Ok, i've made tests.
Test were made using an YV12 640x480 avi file.
Script used is the following :
Code:
SetMemoryMax(64)
AVISource("Test.avi",False,"YV12")
SetPlanarLegacyAlignment(True)
#ConvertToYUY2()
#ConvertToYV16()
#ConvertToYV24()
#ConvertToY8()
nnedi3_rpow2(rfactor=2,cshift="Spline36Resize",fwidth=960,fheight=720,nsize=0,nns=3,qual=2)
It allows me to quick change ouput format for testing.
Results with v0.9.4.3 :
Y8,YV12,YUY2,YV24 : fast.
YV16 : Very slow !
So, i've made modifications to my code to test several cases :
Converting internaly YV16->YUY2(process)->YV16 either in
nnedi3 or
nnedi3_rpow2.
If YV16->YUY2(process)->YV16 is made in
nnedi3, and
nnedi3_rpow2 process YV16 without change, result is slow. First hint : Slowness is not because of
nnedi3 code.
If YV16->YUY2(process)->YV16 is made in
nnedi3_rpow2, and
nnedi3 process YV16 without change, result is fast.

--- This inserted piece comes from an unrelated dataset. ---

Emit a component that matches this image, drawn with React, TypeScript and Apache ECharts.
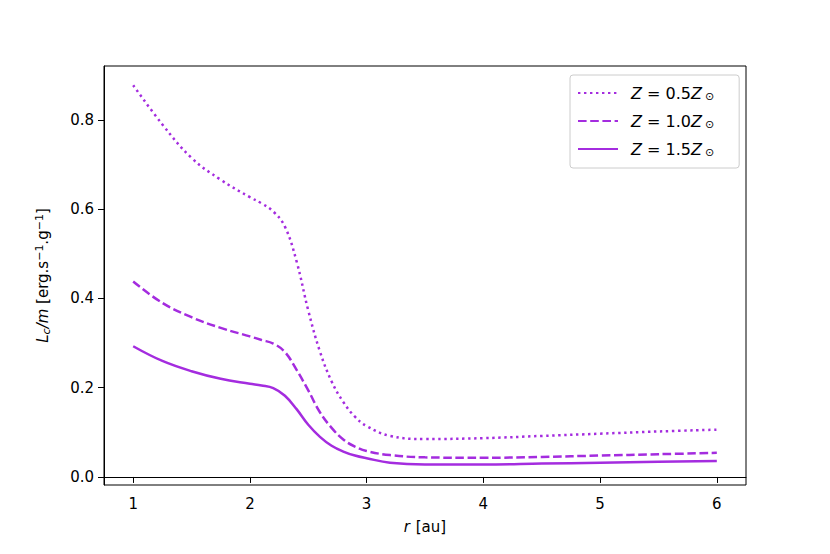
import React, { useEffect, useRef } from "react";
import * as echarts from "echarts";

const rValues = [1.0, 1.25, 1.5, 1.75, 2.0, 2.1, 2.2, 2.3, 2.4, 2.5, 2.6, 2.7, 2.8, 2.9, 3.0, 3.2, 3.5, 4.0, 4.5, 5.0, 5.5, 6.0];
const z05 = [0.878, 0.79, 0.715, 0.666, 0.627, 0.613, 0.595, 0.561, 0.483, 0.373, 0.281, 0.214, 0.168, 0.135, 0.114, 0.092, 0.085, 0.087, 0.092, 0.097, 0.102, 0.106];
const z10 = [0.438, 0.39, 0.358, 0.334, 0.315, 0.307, 0.299, 0.28, 0.24, 0.194, 0.145, 0.11, 0.084, 0.068, 0.058, 0.049, 0.044, 0.043, 0.045, 0.048, 0.051, 0.054];
const z15 = [0.293, 0.26, 0.237, 0.22, 0.209, 0.205, 0.199, 0.182, 0.152, 0.117, 0.09, 0.07, 0.057, 0.048, 0.042, 0.032, 0.028, 0.028, 0.03, 0.032, 0.034, 0.036];
const seriesNames = ["Z = 0.5Z⊙", "Z = 1.0Z⊙", "Z = 1.5Z⊙"];
const legendLabels = ["{i|Z} = 0.5{i|Z}{s|⊙}", "{i|Z} = 1.0{i|Z}{s|⊙}", "{i|Z} = 1.5{i|Z}{s|⊙}"];
const xTicks = [1, 2, 3, 4, 5, 6];
const yTicks = [0.0, 0.2, 0.4, 0.6, 0.8];

const COLOR = "#a42cdf";
const FONT = "DejaVu Sans";

export default function App() {
  const ref = useRef<HTMLDivElement>(null);
  useEffect(() => {
    if (!ref.current) return;
    const chart = echarts.init(ref.current, null, { renderer: "svg" });
    const mk = (vals: number[]) => rValues.map((r, i) => [r, vals[i]]);
    const lineTypes: any[] = [[2.4, 3.6], [8.6, 3.6], "solid"];
    const datasets = [z05, z10, z15];
    chart.setOption({
      animation: false,
      backgroundColor: "#fff",
      textStyle: { fontFamily: FONT },
      grid: {
        left: 104,
        top: 66,
        right: 84,
        bottom: 69,
        show: true,
        borderColor: "#000",
        borderWidth: 1,
        backgroundColor: "transparent",
        outerBoundsMode: "none",
      },
      legend: {
        data: seriesNames,
        orient: "vertical",
        left: 570,
        top: 75,
        padding: [10, 25, 10, 7],
        itemWidth: 40,
        itemHeight: 14,
        itemGap: 11,
        borderColor: "#cccccc",
        borderWidth: 1,
        borderRadius: 3,
        backgroundColor: "rgba(255,255,255,0.8)",
        itemStyle: { opacity: 0 },
        formatter: (name: string) => legendLabels[seriesNames.indexOf(name)],
        textStyle: {
          fontFamily: FONT,
          fontSize: 16,
          color: "#000",
          padding: [0, 0, 0, 8],
          rich: {
            i: { fontFamily: FONT, fontStyle: "italic", fontSize: 16, color: "#000" },
            s: { fontFamily: FONT, fontSize: 11, color: "#000", padding: [7, 0, 0, 3] },
          },
        },
      },
      xAxis: {
        type: "value",
        min: 0.75,
        max: 6.25,
        name: "{i|r} [au]",
        nameLocation: "middle",
        nameGap: 34,
        nameTextStyle: {
          fontFamily: FONT,
          fontSize: 15,
          color: "#000",
          rich: { i: { fontFamily: FONT, fontStyle: "italic", fontSize: 15, color: "#000", padding: [0, 1, 0, 0] } },
        },
        axisLine: { show: true, lineStyle: { color: "#000", width: 1 } },
        axisTick: { show: true, length: 6, inside: false, customValues: xTicks, lineStyle: { color: "#000", width: 1 } },
        axisLabel: { customValues: xTicks, fontFamily: FONT, fontSize: 15, color: "#000", margin: 11, formatter: (v: number) => String(v) },
        splitLine: { show: false },
      },
      yAxis: {
        type: "value",
        min: -0.018,
        max: 0.921,
        name: "{i|L}{sub|c}{i|/m} [erg.s{sup|−1}.g{sup|−1}]",
        nameLocation: "middle",
        nameGap: 52,
        nameRotate: 90,
        nameTextStyle: {
          fontFamily: FONT,
          fontSize: 15,
          color: "#000",
          rich: {
            i: { fontFamily: FONT, fontStyle: "italic", fontSize: 15, color: "#000" },
            sub: { fontFamily: FONT, fontStyle: "italic", fontSize: 11, color: "#000", padding: [6, 0, 0, 0] },
            sup: { fontFamily: FONT, fontSize: 11, color: "#000", padding: [0, 0, 7, 0] },
          },
        },
        axisLine: { show: true, lineStyle: { color: "#000", width: 1 } },
        axisTick: { show: true, length: 6, inside: false, customValues: yTicks, lineStyle: { color: "#000", width: 1 } },
        axisLabel: { customValues: yTicks, fontFamily: FONT, fontSize: 15, color: "#000", margin: 10, formatter: (v: number) => v.toFixed(1) },
        splitLine: { show: false },
      },
      series: datasets.map((d, i) => ({
        name: seriesNames[i],
        type: "line",
        data: mk(d),
        smooth: 0.4,
        symbol: "none",
        showSymbol: false,
        lineStyle: { color: COLOR, width: 2.5, type: lineTypes[i], cap: "butt" },
        itemStyle: { color: COLOR },
      })),
    });
    return () => chart.dispose();
  }, []);
  return <div ref={ref} style={{ position: "absolute", left: 0, top: 0, width: 830, height: 554 }} />;
}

Issue is within the YV16 process code of
nnedi3_rpow2. Code is :
Code:
for (int i=0; i<ct; ++i)
{
v = new nnedi3(v.AsClip(),i==0?1:0,true,true,true,true,nsize,nns,qual,etype,pscrn,threads,opt,fapprox,env);
v = env->Invoke(turnRightFunction,v).AsClip();
// always use field=1 to keep chroma/luma horizontal alignment
v = new nnedi3(v.AsClip(),1,true,true,true,true,nsize,nns,qual,etype,pscrn,threads,opt,fapprox,env);
v = env->Invoke(turnLeftFunction,v).AsClip();
}
I've first removed both turn : Result was fast.
If i put back either one of the turn, result is still fast, but... it seems a little slower, not realy obvious. If i put back both, result is very slow.
So, here i'm at a point i don't know what to do to solve this issue, i'm totaly
!!
I need help from someone who master avisynth a looot better than me for solving this case, better than what i've done for now (doing YV16->YUY2(process)->YV16).